Pengantin wanita dirias oleh tiga ummahatul mukminin untuk suaminya. Diantara buah dari pernikahan itu lahir seorang bayi yang dua puluh tahun kemudian menjadi satu diantara ulama yang tersohor, dan dialah Muhammad bin Sirin.
Muhammad bin Sirin yang menginjak remaja, ketika itu mendapati masjid Rasulullah Shallahu alaihi wa sallam, dipenuhi dengan para shahabat dan tokoh thabi’in, seperti Zaid bin Tsabit, Anas bin Malik, Imron bin Husien, Abdullah bin Umar, Abdullah bin Abbas, Abdullah bin Zubair, dan Abu Hurairah. Betapa melihat banyaknya para shahabat itu, Muhammad bin Sirin sangat antusias, bagiakan orang yang kehausan melihat air yang jernih. Diserapnya ilmu-ilmu dari Kitabullah, di dalaminya masalah fiqh, dan riwayat-riwayat hadist Rasulullah.
Tak lama remaja yang mulia pindah ke Basrah, kota yang dibangun oleh al-Faruq Umar ibn Khatthab. Basrah sangat terkenal kota yang menjadi pusat pasukan Islam, tetapi juga menjadi pusat ilmu, karena banyaknya ulama yang bersama dengan pasukan Islam, dan sambil mendakwahkan agama Allah. Para ulama yang ikut dalam pasukan Islam itu, mereka mengajari para penduduk Irak, yang baru masuk Islam, dan mendidik mereka untuk mengenal Islam.
Ketika hidup di Basrah, Muhammad bin Sirin, ketika menjelang matahari terbit, beliau berangkat ke masjid Basrah untuk mengajar sambil belajar.
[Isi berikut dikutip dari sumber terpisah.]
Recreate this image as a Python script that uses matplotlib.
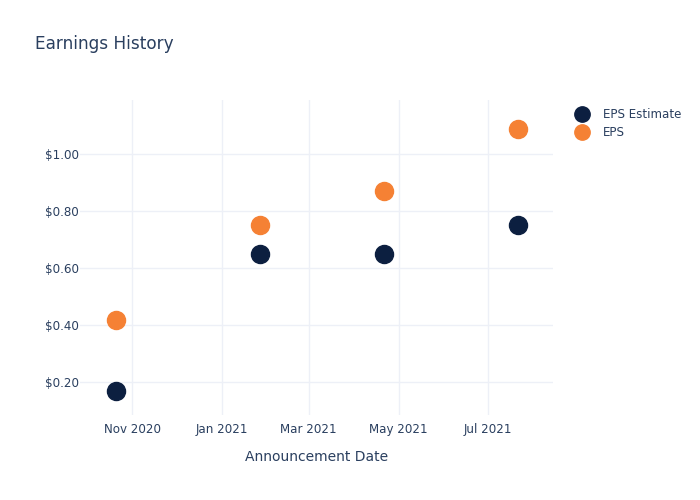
import matplotlib
matplotlib.use('Agg')
import matplotlib.pyplot as plt
import matplotlib.dates as mdates
import numpy as np

# 数据
dates = np.array(['2020-10-21', '2021-01-27', '2021-04-21', '2021-07-21'], dtype='datetime64[D]')
eps_estimate = [0.17, 0.65, 0.65, 0.75]
eps_actual = [0.42, 0.75, 0.87, 1.09]

text_color = '#2a3f5f'
grid_color = '#edf0f7'

plt.rcParams['font.family'] = ['DejaVu Sans']

fig = plt.figure(figsize=(7, 5), dpi=100)
ax = fig.add_axes([80 / 700, 85 / 500, 473 / 700, 315 / 500])

ax.plot(dates, eps_estimate, 'o', color='#0c1f40', markersize=13, label='EPS Estimate', zorder=3)
ax.plot(dates, eps_actual, 'o', color='#f58134', markersize=13, label='EPS', zorder=3)

ax.set_xlim(np.datetime64('2020-09-26T12'), np.datetime64('2021-08-14'))
ax.set_ylim(0.085, 1.19)

ax.set_yticks([0.2, 0.4, 0.6, 0.8, 1.0])
ax.yaxis.set_major_formatter(plt.FuncFormatter(lambda v, p: f'${v:.2f}'))
ax.xaxis.set_major_locator(mdates.MonthLocator(bymonth=[1, 3, 5, 7, 11]))
ax.xaxis.set_major_formatter(mdates.DateFormatter('%b %Y'))

ax.grid(True, color=grid_color, linewidth=1)
ax.set_axisbelow(True)
for s in ax.spines.values():
    s.set_visible(False)
ax.tick_params(length=0, colors=text_color, labelsize=8.6)
ax.tick_params(axis='x', pad=5.5)
ax.tick_params(axis='y', pad=1)

ax.set_xlabel('Announcement Date', color=text_color, fontsize=10, labelpad=10)

fig.text(35 / 700, 1 - 44 / 500, 'Earnings History', color=text_color, fontsize=12.2, va='center')

leg = ax.legend(loc='upper left', bbox_to_anchor=(1.027, 0.99), frameon=False,
                fontsize=8.6, labelcolor=text_color, markerscale=0.85,
                handletextpad=0.7, borderaxespad=0, labelspacing=0.45)

fig.savefig('out.png', dpi=100)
Bila matahari mulai tinggi, beliau keluar menuju pasar untuk berdagang. Bila malam menjelang, beliau tekun di mihrab rumahnya, menghayati Al-Qur’an dengan sepenuh jiwa, sampai menangis, karena takut kepada Allah. Sampai-sampai keluarganya, tetangga, dan shahabat-shahabat merasa iba mendengar tangisannya yang menyayat hati.
Setiap kali beliau pergi ke pasar di siang hari, tak bosan-bosannya beliau mengingatkan manusia akan kehidupan akhirat dan menjelaskan tentang hakikat dunia. Beliau memberikan bimbingan kepada manusia cara mendekatkan diri kepada Allah. Beliaulah yang selalu agar manusia menjauhkan dari kehidupan yang tamak yang akan membawanya kepada bencana.
Ketika Umar bin Hubairah al-Farazi diangkat menjadi Gubernur Irak, pernah meminta Ibnu Sirin menemuinya di rumahnya yang sangat megah, dan kemudian beliau menemuinya bersama saudaranya. Sang Gubernur menyambutnya dengan sangat hormat, dan selanjutnya bertanya tentang agama dan dunia.
Umar Hubairah bertanya : “Dalam kondisi seperti apa Anda akan meninggalkan kota Basrah, wahai Abu Bakri?” Kemudian, Abu Bakri menjawab : “Akan aku tinggalkan kota Basrah, di mana kezaliman telah merajalela sedangkan Anda tak menghiraukannya”, jawabnya.
Tak hak bagi seorang mukmin yang shaleh tetap tinggal di suatu tempat di mana kezaliman merajalela, sementara itu penguasanya diam, dan membiarkan kezaliman itu, sehingga kehidupan menjadi penuh dengan fitnah dan kerusakan. Maka, jawaban Muhammad bin Sirin terhadap Gubernur Umar bin Hubairah itu, pertanda ketaqwaan seorang ulama.
Itulah seorang yang mula-mula hina sebagai budak, dan kemudian menjadi manusia yang mulia, dan menjadikan kehidupan ini terang benderang dengan ajaran Islam yang dibawanya, bahkan tidak segan-segan bersikap dengan jujur ketika berhadapan seorang penguasa. Wallahu’alam.